NEON STRUCT is not especially difficult: its interest is more in encouraging you to respond to problems on-the-fly, using a combination of instinct and gadgets to escape detection, than in punishing you for error. It even autosaves each minute, an inelegant but effective rewind option for any error.

You do get a rating at the end of each level, an F to A grade denoting how effectively you ghosted and how reliant you were on incapacitation, but this is an optional spur to do better and to experiment more, rather than a mandate. It absolutely worked on me. I tutted at myself for a mere D or C, but I'd have scowled all the more if I'd reloaded just because I was seen. If I am to get the A, I want it to be because I mastered my own senses rather than that I exploited systems.
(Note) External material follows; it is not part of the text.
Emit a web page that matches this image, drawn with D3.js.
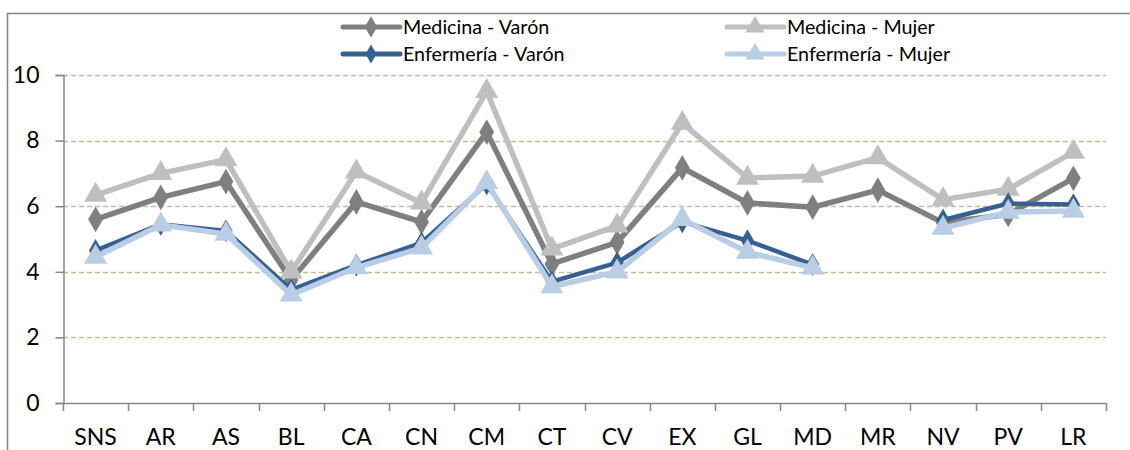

Through all this weaves a conspiratorial plot, which plays both politics and science fiction, and social commentary too. It's creeping menace, more The Parallax View's lingering bass note of wrongness rather than the bombastic hand-wringing of Enemy of the State. That even allies are faceless keeps trust at bay throughout, and likewise, how can you ever be sure that an enemy is an enemy when all you have to on is what a sinister superior has told you? (And how he's first made sinister is smart, and timely - he calls you, a women agent, "darling" and tells you "not to worry your pretty little head", then threatens you with the sack if you choose to object to the belittling language).

A glorious half-swoony, half-evil synth soundtrack brings its stark world all the more to life. Less epic than Human Revolution but more foreboding. And, in a joke which never stops being funny, most levels have a radio somewhere which you can turn off, abruptly ending the music. It's only so melodramatic around here because someone in it wanted it to be.

Some will find both the presentation and the stealth system too rudimentary. That's fair: aesthetically it teeters on a razor's edge between stylised and crude, while enemies do behave robotically, clip through doorways and fail to search obvious places. These are counter-productively superficial reasons to spurn it, though.

NEON STRUCT is a game about hide'n'seek as paranoid fear, not superthief glamour. It gives you large, heavily-guarded maze-like spaces and asks you to find your own way around them, whether it's by roof or street, by stolen keycard or opened vent, by planned strikes or pure evasion, by gadget or by wits alone. Welcome back to Liberty Island. You're not safe here.

Also, the toilets flush.

NEON STRUCT is out now. There's a free demo too.